- Directions for this task
Starting at the first line of the listing below, retype each line up to and including the one that contains "designation, geography, etc.</div>". Leave pictures out.

- Information shown

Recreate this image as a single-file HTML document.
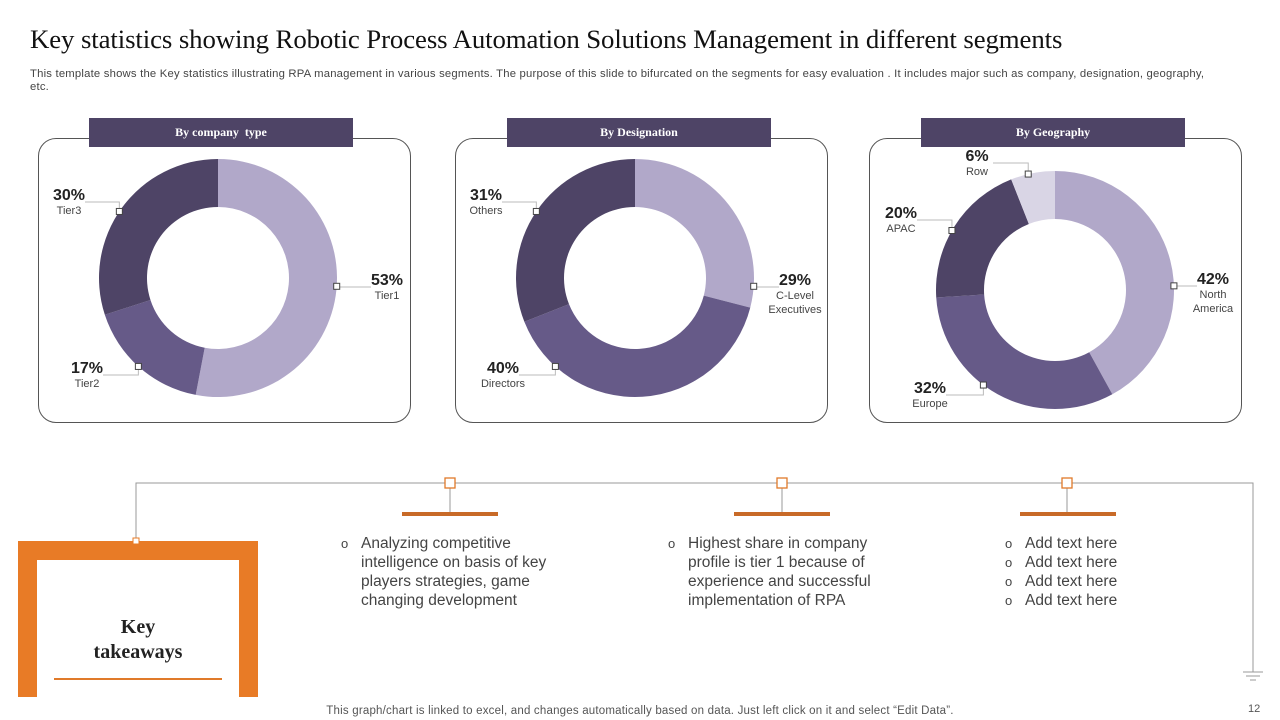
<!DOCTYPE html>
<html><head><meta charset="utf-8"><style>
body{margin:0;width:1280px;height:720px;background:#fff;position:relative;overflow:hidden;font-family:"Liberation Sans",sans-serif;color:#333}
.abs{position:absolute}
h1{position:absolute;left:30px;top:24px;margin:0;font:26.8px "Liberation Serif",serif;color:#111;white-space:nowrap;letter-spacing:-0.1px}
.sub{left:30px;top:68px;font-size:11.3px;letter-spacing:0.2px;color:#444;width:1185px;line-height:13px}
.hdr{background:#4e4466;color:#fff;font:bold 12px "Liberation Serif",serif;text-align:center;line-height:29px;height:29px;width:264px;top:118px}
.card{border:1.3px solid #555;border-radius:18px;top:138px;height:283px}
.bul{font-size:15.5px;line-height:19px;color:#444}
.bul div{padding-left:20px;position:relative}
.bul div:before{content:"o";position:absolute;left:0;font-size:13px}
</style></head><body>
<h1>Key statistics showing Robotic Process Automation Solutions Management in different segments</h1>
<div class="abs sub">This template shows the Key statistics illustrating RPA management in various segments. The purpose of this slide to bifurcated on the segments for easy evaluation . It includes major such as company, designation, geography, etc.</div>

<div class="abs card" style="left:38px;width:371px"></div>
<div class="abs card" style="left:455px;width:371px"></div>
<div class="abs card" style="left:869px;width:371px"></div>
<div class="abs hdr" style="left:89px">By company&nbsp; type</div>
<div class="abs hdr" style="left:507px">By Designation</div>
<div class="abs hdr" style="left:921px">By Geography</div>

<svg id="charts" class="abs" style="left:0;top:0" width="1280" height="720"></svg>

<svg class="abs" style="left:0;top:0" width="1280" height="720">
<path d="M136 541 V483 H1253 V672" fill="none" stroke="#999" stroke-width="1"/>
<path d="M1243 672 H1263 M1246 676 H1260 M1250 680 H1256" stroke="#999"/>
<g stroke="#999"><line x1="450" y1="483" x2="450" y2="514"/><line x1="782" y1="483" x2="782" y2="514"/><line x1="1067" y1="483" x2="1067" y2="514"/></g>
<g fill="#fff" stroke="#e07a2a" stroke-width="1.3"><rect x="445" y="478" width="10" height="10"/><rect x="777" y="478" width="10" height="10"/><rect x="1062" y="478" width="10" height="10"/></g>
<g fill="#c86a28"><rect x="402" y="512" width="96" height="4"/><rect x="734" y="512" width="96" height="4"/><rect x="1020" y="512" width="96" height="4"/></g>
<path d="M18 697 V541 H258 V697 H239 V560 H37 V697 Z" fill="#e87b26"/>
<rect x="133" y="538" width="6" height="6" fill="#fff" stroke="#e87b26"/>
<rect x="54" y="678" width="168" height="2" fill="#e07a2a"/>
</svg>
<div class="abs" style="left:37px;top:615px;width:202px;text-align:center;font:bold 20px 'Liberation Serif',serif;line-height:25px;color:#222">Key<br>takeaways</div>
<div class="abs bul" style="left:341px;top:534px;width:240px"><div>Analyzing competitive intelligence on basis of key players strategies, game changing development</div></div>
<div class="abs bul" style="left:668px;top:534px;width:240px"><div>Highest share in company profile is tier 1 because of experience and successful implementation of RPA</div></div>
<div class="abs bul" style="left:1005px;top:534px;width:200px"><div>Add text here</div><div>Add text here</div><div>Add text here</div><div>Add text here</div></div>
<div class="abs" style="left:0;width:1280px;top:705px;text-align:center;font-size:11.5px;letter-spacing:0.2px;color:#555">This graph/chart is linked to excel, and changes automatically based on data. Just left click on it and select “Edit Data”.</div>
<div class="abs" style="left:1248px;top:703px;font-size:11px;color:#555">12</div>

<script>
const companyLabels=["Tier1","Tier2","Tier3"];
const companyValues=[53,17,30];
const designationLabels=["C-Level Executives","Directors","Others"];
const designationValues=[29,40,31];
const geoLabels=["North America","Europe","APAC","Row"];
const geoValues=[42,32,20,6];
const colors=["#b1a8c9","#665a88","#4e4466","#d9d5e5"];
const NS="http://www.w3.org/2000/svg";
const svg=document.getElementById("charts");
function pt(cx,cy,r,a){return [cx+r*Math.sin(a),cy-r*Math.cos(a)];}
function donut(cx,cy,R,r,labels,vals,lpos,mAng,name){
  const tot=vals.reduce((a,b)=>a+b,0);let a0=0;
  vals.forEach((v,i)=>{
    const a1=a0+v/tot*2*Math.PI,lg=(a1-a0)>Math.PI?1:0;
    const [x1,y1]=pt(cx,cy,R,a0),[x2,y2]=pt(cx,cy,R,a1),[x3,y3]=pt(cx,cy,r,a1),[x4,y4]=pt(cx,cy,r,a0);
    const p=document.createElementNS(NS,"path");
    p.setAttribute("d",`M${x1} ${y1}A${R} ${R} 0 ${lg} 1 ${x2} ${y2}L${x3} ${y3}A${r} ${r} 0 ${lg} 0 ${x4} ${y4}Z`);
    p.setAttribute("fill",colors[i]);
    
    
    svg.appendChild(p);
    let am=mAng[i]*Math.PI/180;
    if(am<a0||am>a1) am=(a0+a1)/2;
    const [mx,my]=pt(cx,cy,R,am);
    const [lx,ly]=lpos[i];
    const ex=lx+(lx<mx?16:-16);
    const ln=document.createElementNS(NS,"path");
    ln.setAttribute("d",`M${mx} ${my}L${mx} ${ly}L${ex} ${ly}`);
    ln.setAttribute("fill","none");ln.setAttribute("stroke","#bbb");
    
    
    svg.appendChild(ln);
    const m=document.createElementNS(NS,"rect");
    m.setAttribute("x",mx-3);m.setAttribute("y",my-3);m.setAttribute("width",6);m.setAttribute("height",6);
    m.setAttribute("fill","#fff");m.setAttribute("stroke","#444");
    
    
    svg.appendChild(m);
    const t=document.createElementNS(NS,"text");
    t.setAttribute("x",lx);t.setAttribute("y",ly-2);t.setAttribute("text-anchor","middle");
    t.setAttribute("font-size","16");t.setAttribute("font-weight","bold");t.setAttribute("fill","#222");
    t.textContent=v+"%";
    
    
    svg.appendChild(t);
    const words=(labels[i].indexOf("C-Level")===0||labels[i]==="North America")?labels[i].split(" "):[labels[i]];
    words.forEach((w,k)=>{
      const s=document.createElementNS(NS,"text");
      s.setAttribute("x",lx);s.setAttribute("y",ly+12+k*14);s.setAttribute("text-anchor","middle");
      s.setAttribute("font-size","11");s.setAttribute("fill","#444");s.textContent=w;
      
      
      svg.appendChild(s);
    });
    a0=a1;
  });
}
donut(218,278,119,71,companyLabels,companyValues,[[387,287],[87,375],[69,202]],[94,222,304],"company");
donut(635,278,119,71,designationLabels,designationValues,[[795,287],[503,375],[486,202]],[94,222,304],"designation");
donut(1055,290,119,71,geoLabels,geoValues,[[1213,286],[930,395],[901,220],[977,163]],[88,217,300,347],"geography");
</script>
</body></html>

- Answer
Recreate this image as a single-file HTML document.
<!DOCTYPE html>
<html><head><meta charset="utf-8"><style>
body{margin:0;width:1280px;height:720px;background:#fff;position:relative;overflow:hidden;font-family:"Liberation Sans",sans-serif;color:#333}
.abs{position:absolute}
h1{position:absolute;left:30px;top:24px;margin:0;font:26.8px "Liberation Serif",serif;color:#111;white-space:nowrap;letter-spacing:-0.1px}
.sub{left:30px;top:68px;font-size:11.3px;letter-spacing:0.2px;color:#444;width:1185px;line-height:13px}
.hdr{background:#4e4466;color:#fff;font:bold 12px "Liberation Serif",serif;text-align:center;line-height:29px;height:29px;width:264px;top:118px}
.card{border:1.3px solid #555;border-radius:18px;top:138px;height:283px}
.bul{font-size:15.5px;line-height:19px;color:#444}
.bul div{padding-left:20px;position:relative}
.bul div:before{content:"o";position:absolute;left:0;font-size:13px}
</style></head><body>
<h1>Key statistics showing Robotic Process Automation Solutions Management in different segments</h1>
<div class="abs sub">This template shows the Key statistics illustrating RPA management in various segments. The purpose of this slide to bifurcated on the segments for easy evaluation . It includes major such as company, designation, geography, etc.</div>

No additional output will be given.